Maybe fibonacci func is not the best to benchmark for that specific reason?

Naive recursive Fibonacci, O(Fib(N)) is definitely not representative of most code. The fact that there's an O(N) algorithm (iterative x+=y; y+=x; or x+=y; swap(x,y)) means that there's room for sufficiently clever optimizers to find big improvements.

If you choose naive recursive Fibonacci as your test function in the first place, surely the point is to test how well compilers convert inefficient double-recursion to something like a loop containing single recursion, or even something better.
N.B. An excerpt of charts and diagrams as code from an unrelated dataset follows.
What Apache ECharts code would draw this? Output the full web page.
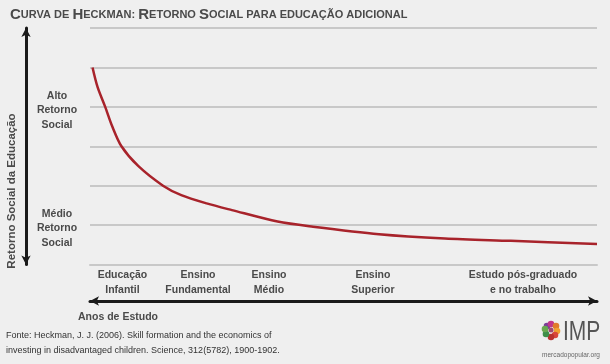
<!DOCTYPE html>
<html><head><meta charset="utf-8">
<script src="https://cdn.jsdelivr.net/npm/echarts@6/dist/echarts.min.js"></script>
<style>html,body{margin:0;padding:0;background:#efefef}#c{width:610px;height:364px}</style>
</head><body><div id="c"></div>
<script>
var curveX = [0.5, 1.5, 3, 4.4, 6.2, 9.5, 14.4, 18, 23, 28, 37, 44, 57, 70, 83, 100];
var curveY = [5.0, 4.5, 4.0, 3.5, 3.0, 2.5, 2.0, 1.76, 1.55, 1.38, 1.09, 0.96, 0.77, 0.66, 0.6, 0.52];
var stageNames = ['Educação\nInfantil', 'Ensino\nFundamental', 'Ensino\nMédio', 'Ensino\nSuperior', 'Estudo pós-graduado\ne no trabalho'];
var stageX = [6.4, 21.3, 35.3, 55.8, 85.4];
var stageLabelY = -0.46;
var yLabelValues = [4, 1];
var yLabelTexts = ['Alto\nRetorno\nSocial', 'Médio\nRetorno\nSocial'];

var FONT = '"Liberation Sans", Arial, sans-serif';
var TXT = '#4a4a4a';

var petals = [
  ['#7b3f98', -4, -4], ['#c2378a', 0, -6], ['#e07b2c', 5, -4], ['#f0a030', 6, 1],
  ['#d8463a', 4, 5], ['#b8322e', 0, 7], ['#3f8f4a', -5, 4], ['#6aa84f', -6, -1]
];
var logo = petals.map(function (p) {
  return {type: 'circle', shape: {cx: 551 + p[1], cy: 330 + p[2], r: 3.3}, style: {fill: p[0]}};
});
logo.push({type: 'circle', shape: {cx: 551, cy: 330, r: 2.5}, style: {fill: '#a04a70'}});

var chart = echarts.init(document.getElementById('c'));
chart.setOption({
  backgroundColor: '#efefef',
  animation: false,
  title: {
    left: 5, top: 2,
    text: '{b|C}{s|URVA DE }{b|H}{s|ECKMAN: }{b|R}{s|ETORNO }{b|S}{s|OCIAL PARA EDUCAÇÃO ADICIONAL}',
    textStyle: {
      rich: {
        b: {fontFamily: FONT, fontSize: 15, fontWeight: 'bold', color: TXT},
        s: {fontFamily: FONT, fontSize: 11, fontWeight: 'bold', color: TXT}
      }
    }
  },
  grid: {left: 90, right: 13, top: 28, bottom: 99.5},
  xAxis: [{
    type: 'value', min: 0, max: 100,
    axisLine: {show: true, onZero: false, lineStyle: {color: '#c8c8c8', width: 2}},
    axisTick: {show: false}, axisLabel: {show: false}, splitLine: {show: false}
  }, {
    type: 'value', min: 0, max: 100, position: 'bottom', offset: 36.5,
    axisLine: {show: true, onZero: false, symbol: ['arrow', 'arrow'], symbolSize: [7, 9], lineStyle: {color: '#1a1a1a', width: 3}},
    axisTick: {show: false}, axisLabel: {show: false}, splitLine: {show: false}
  }],
  yAxis: [{
    type: 'value', min: 0, max: 6, interval: 1,
    axisLine: {show: false, onZero: false}, axisTick: {show: false},
    splitLine: {show: true, lineStyle: {color: '#c8c8c8', width: 2}},
    axisLabel: {
      show: true, margin: 33, align: 'center', verticalAlign: 'middle',
      fontFamily: FONT, fontSize: 10.5, fontWeight: 'bold', color: TXT, lineHeight: 14.5,
      rich: {sp: {lineHeight: 7, fontSize: 1}},
      formatter: function (v) { var i = yLabelValues.indexOf(v); return i >= 0 ? '{sp| }\n' + yLabelTexts[i] : ''; }
    }
  }, {
    type: 'value', min: 0, max: 6, position: 'left', offset: 64,
    axisLine: {show: true, onZero: false, symbol: ['arrow', 'arrow'], symbolSize: [7, 9], lineStyle: {color: '#1a1a1a', width: 3}},
    axisTick: {show: false}, axisLabel: {show: false}, splitLine: {show: false}
  }],
  series: [{
    type: 'line', xAxisIndex: 0, yAxisIndex: 0,
    data: curveX.map(function (x, i) { return [x, curveY[i]]; }),
    smooth: 0.3, showSymbol: false,
    lineStyle: {color: '#a8232b', width: 2.5}
  }]
});

var graphics = [
  {type: 'text', x: 12, y: 191, rotation: Math.PI / 2,
   style: {text: 'Retorno Social da Educação', font: 'bold 11.5px ' + FONT, fill: TXT, textAlign: 'center', textVerticalAlign: 'middle'}},
  {type: 'text', x: 118, y: 317,
   style: {text: 'Anos de Estudo', font: 'bold 10.5px ' + FONT, fill: TXT, textAlign: 'center', textVerticalAlign: 'middle'}},
  {type: 'text', x: 6, y: 336,
   style: {text: 'Fonte: Heckman, J. J. (2006). Skill formation and the economics of', font: '9px ' + FONT, fill: '#333', textVerticalAlign: 'middle'}},
  {type: 'text', x: 6, y: 351,
   style: {text: 'investing in disadvantaged children. Science, 312(5782), 1900-1902.', font: '9px ' + FONT, fill: '#333', textVerticalAlign: 'middle'}},
  {type: 'text', x: 563, y: 332, scaleY: 1.3,
   style: {text: 'IMP', font: '21px ' + FONT, fill: '#555', textVerticalAlign: 'middle'}},
  {type: 'text', x: 571, y: 355,
   style: {text: 'mercadopopular.org', font: '6.5px ' + FONT, fill: '#666', textAlign: 'center', textVerticalAlign: 'middle'}}
].concat(logo);

stageX.forEach(function (x, i) {
  var p = chart.convertToPixel({xAxisIndex: 0, yAxisIndex: 0}, [x, stageLabelY]);
  graphics.push({type: 'text', x: p[0], y: p[1],
    style: {text: stageNames[i], font: 'bold 10.5px ' + FONT, fill: TXT, textAlign: 'center', textVerticalAlign: 'middle', lineHeight: 14.5}});
});
chart.setOption({graphic: graphics});
</script></body></html>
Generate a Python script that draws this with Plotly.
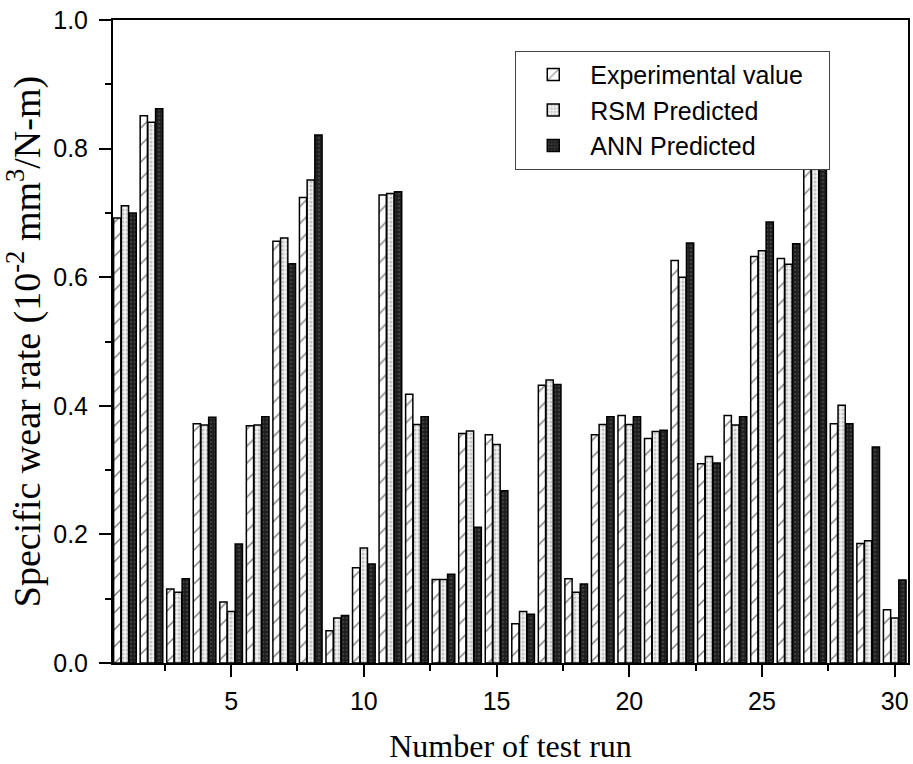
import plotly.graph_objects as go

runs = list(range(1, 31))
experimental = [0.692, 0.851, 0.115, 0.372, 0.095, 0.369, 0.656, 0.724, 0.050, 0.148,
                0.728, 0.418, 0.130, 0.357, 0.355, 0.061, 0.432, 0.131, 0.355, 0.385,
                0.349, 0.626, 0.310, 0.385, 0.632, 0.629, 0.820, 0.372, 0.186, 0.083]
rsm_predicted = [0.711, 0.841, 0.110, 0.370, 0.080, 0.370, 0.661, 0.751, 0.070, 0.179,
                 0.730, 0.371, 0.130, 0.361, 0.340, 0.080, 0.440, 0.110, 0.371, 0.371,
                 0.360, 0.600, 0.321, 0.370, 0.641, 0.620, 0.830, 0.401, 0.190, 0.070]
ann_predicted = [0.700, 0.862, 0.131, 0.382, 0.185, 0.383, 0.621, 0.821, 0.074, 0.154,
                 0.733, 0.383, 0.138, 0.211, 0.268, 0.076, 0.433, 0.123, 0.383, 0.383,
                 0.362, 0.653, 0.311, 0.383, 0.686, 0.652, 0.850, 0.372, 0.336, 0.129]
series_names = ["Experimental value", "RSM Predicted", "ANN Predicted"]

pad = "\u00a0" * 3  # trailing space to widen the legend box like the reference

fig = go.Figure()
fig.add_trace(go.Bar(
    x=runs, y=experimental, name=series_names[0] + pad,
    marker=dict(color="white", line=dict(color="black", width=1.5),
                pattern=dict(shape="/", fgcolor="black", bgcolor="white",
                             size=12, solidity=0.12, fillmode="overlay")),
))
fig.add_trace(go.Bar(
    x=runs, y=rsm_predicted, name=series_names[1],
    marker=dict(color="#eeeeee", line=dict(color="black", width=1.5),
                pattern=dict(shape=".", fgcolor="#9a9a9a", bgcolor="#f2f2f2",
                             size=4, solidity=0.45, fillmode="overlay")),
))
fig.add_trace(go.Bar(
    x=runs, y=ann_predicted, name=series_names[2],
    marker=dict(color="#1e1e1e", line=dict(color="black", width=1.5),
                pattern=dict(shape=".", fgcolor="#5a5a5a", bgcolor="#1e1e1e",
                             size=4, solidity=0.35, fillmode="overlay")),
))

fig.update_layout(
    width=913, height=764,
    margin=dict(l=113, r=3, t=20, b=100),
    paper_bgcolor="white", plot_bgcolor="white",
    barmode="group", bargap=0.13, bargroupgap=0.06,
    font=dict(family="Liberation Sans, Arial", color="black"),
    showlegend=True,
    legend=dict(x=0.506, y=0.952, xanchor="left", yanchor="top",
                bgcolor="white", bordercolor="#444", borderwidth=1,
                font=dict(size=25, family="Liberation Sans, Arial", color="black"),
                itemwidth=64, tracegroupgap=0),
)
fig.update_xaxes(
    range=[0.55, 30.5], tickmode="linear", tick0=0, dtick=5,
    ticks="outside", ticklen=12, tickwidth=2, tickcolor="black",
    minor=dict(ticks="outside", ticklen=6, tickwidth=2, tickcolor="black", dtick=2.5, tick0=0),
    showline=True, linecolor="black", linewidth=2, mirror=True,
    showgrid=False, zeroline=False, ticklabelstandoff=3,
    tickfont=dict(size=25, family="Liberation Sans, Arial"),
    title=dict(text="Number of test run", font=dict(size=32, family="Liberation Serif, Times New Roman"),
               standoff=24),
)
fig.update_yaxes(
    range=[0, 1.0], tickmode="linear", tick0=0, dtick=0.2, tickformat=".1f",
    ticks="outside", ticklen=12, tickwidth=2, tickcolor="black",
    minor=dict(ticks="outside", ticklen=6, tickwidth=2, tickcolor="black", dtick=0.1, tick0=0),
    showline=True, linecolor="black", linewidth=2, mirror=True,
    showgrid=False, zeroline=False, ticklabelstandoff=6,
    tickfont=dict(size=25, family="Liberation Sans, Arial"),
    title=dict(text="Specific wear rate (10<sup>-2</sup> mm<sup>3</sup>/N-m)",
               font=dict(size=38, family="Liberation Serif, Times New Roman"), standoff=3),
)

fig.write_html("out.html")
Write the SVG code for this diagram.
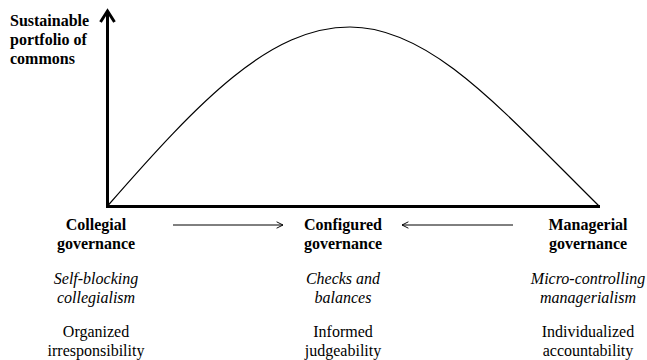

And function-call overhead since a single addition is a tiny amount of work for a single function call.

Doubly-recursive functions for traversing binary trees are common in real programs, but they differ in not having redundancy / common-subexpressions with each other. So that recursion pattern is one that's important for compilers to know how to optimize some.

If you want to know how a language performs in general for a variety of computational problems, naive Fibonacci isn't a good choice, but it is an interesting and well-known problem to benchmark. (https://stackoverflow.com/questions/76611371/execution-time-of-recursive-fibonacci-function-is-slower-in-c-than-equivalent-ni is an example of someone being puzzled by Nim being faster than C on this benchmark.)

Perhaps some text somewhere pointing out that apparently trivial differences can lead to major compiler optimizations could avoid confusing people?